Quand on considère les manœuvres savantes des forces en présence sur l’échiquier, on peut se demander si le jeu d’échecs n’a pas contribué au développement de la stratégie. Selon V. R. Ramachandra Dikshitar, c’est bien le cas. Examinant la question en détail dans son livre La guerre dans l’Inde ancienne (angl.), il conclut en ces termes : “Les principes des échecs ont fourni des suggestions pour le développement progressif des méthodes militaires et des éléments de l’armée.”
La prudence est nécessaire
Certains joueurs d’échecs ont reconnu le tort que peut faire ce jeu. Selon l’Encyclopédie britannique, le réformateur religieux “Jean Huss (...), quand il était en prison, regrettait d’avoir joué aux échecs, ce qui lui avait fait perdre du temps et courir le risque d’éprouver de violentes passions”.
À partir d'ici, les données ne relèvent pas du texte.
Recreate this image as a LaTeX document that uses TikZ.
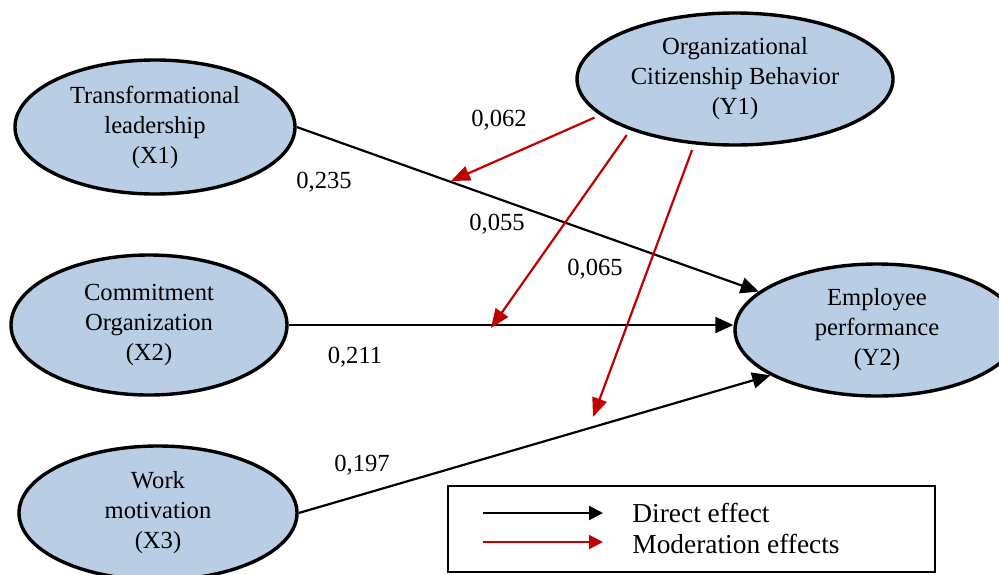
\documentclass[tikz,border=0pt]{standalone}
\usepackage{fontspec}
\setmainfont{Liberation Serif}
\usetikzlibrary{shapes.geometric,arrows.meta}
\definecolor{VarBlue}{RGB}{185,205,229}
\definecolor{ModRed}{RGB}{192,0,0}

\begin{document}
\begin{tikzpicture}[x=0.5pt, y=-0.5pt,
    var/.style={ellipse, draw, line width=1.7pt, fill=VarBlue, inner sep=0pt, align=center, font=\fontsize{12.3}{15}\selectfont},
    direct/.style={line width=1.1pt, -{Triangle[length=9pt,width=8pt]}},
    moder/.style={ModRed, line width=1.1pt, shorten <=3pt, -{Triangle[length=9.5pt,width=7.5pt]}},
    val/.style={font=\fontsize{12.3}{15}\selectfont, text depth=0pt, inner sep=0pt},
    legtext/.style={font=\fontsize{13.7}{16}\selectfont, anchor=west, text depth=0pt, inner sep=0pt}]
  \clip (0,0) rectangle (999,574);
  % variables
  \node[var, minimum width=140pt, minimum height=67pt] (x1) at (155,127) {Transformational\\leadership\\(X1)};
  \node[var, minimum width=138pt, minimum height=70pt] (x2) at (149,325) {Commitment\\Organization\\(X2)};
  \node[var, minimum width=139pt, minimum height=67pt] (x3) at (158,513) {Work\\motivation\\(X3)};
  \node[var, minimum width=158pt, minimum height=66pt] (y1) at (735,79) {Organizational\\Citizenship Behavior\\(Y1)};
  \node[var, minimum width=142pt, minimum height=66pt] (y2) at (877,330) {Employee\\performance\\(Y2)};
  % direct effects
  \draw[direct] (x1.east) -- (y2.162);
  \draw[direct] (x2.east) -- (x2.east -| y2.west);
  \draw[direct] (x3.east) -- (y2.203);
  % moderation effects
  \coordinate (m1) at (451,181);
  \coordinate (m2) at (491,328);
  \coordinate (m3) at (593,417);
  \draw[moder] (y1.195) -- (m1);
  \draw[moder] (y1.206) -- (m2);
  \draw[moder] (y1.238) -- (m3);
  % coefficients
  \node[val] (c1) at (499,118) {0,062};
  \node[val] (c2) at (324,180) {0,235};
  \node[val] (c3) at (497,222) {0,055};
  \node[val] (c4) at (595,267) {0,065};
  \node[val] (c5) at (355,355) {0,211};
  \node[val] (c6) at (362,463) {0,197};
  % legend
  \draw[line width=0.9pt] (448,486) rectangle (935,572);
  \coordinate (l1) at (483,513);
  \coordinate (l2) at (483,542);
  \draw[line width=1.1pt, -{Triangle[length=7pt,width=7pt]}] (l1) -- ++(120,0);
  \draw[ModRed, line width=1.1pt, -{Triangle[length=7pt,width=7pt]}] (l2) -- ++(120,0);
  \node[legtext] (t1) at (632,513) {Direct effect};
  \node[legtext] (t2) at (632,544) {Moderation effects};
\end{tikzpicture}
\end{document}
Le grand attrait qu’exerce ce jeu peut amener le joueur à lui consacrer beaucoup de temps et d’attention aux dépens de choses plus importantes. C’est probablement pour cela que Huss regrettait de s’y être livré. Ce jeu risque aussi ‘d’exciter des rivalités entre nous’ et même de l’hostilité. Or la Bible met le chrétien en garde contre cela.
De plus, nombre d’adultes reconnaissent qu’il n’est pas bien que les enfants jouent avec des jouets guerriers ou à des jeux militaires. Serait-il logique alors qu’eux-mêmes se livrent à une distraction qui, de l’avis de certains, est “l’équivalent intellectualisé des manœuvres que les petits garçons font faire à leurs soldats” ? L’effet des échecs est-il vraiment salutaire ?
Sans contredit, les échecs sont un jeu passionnant. Cependant, il soulève certaines questions qu’il est bien d’examiner.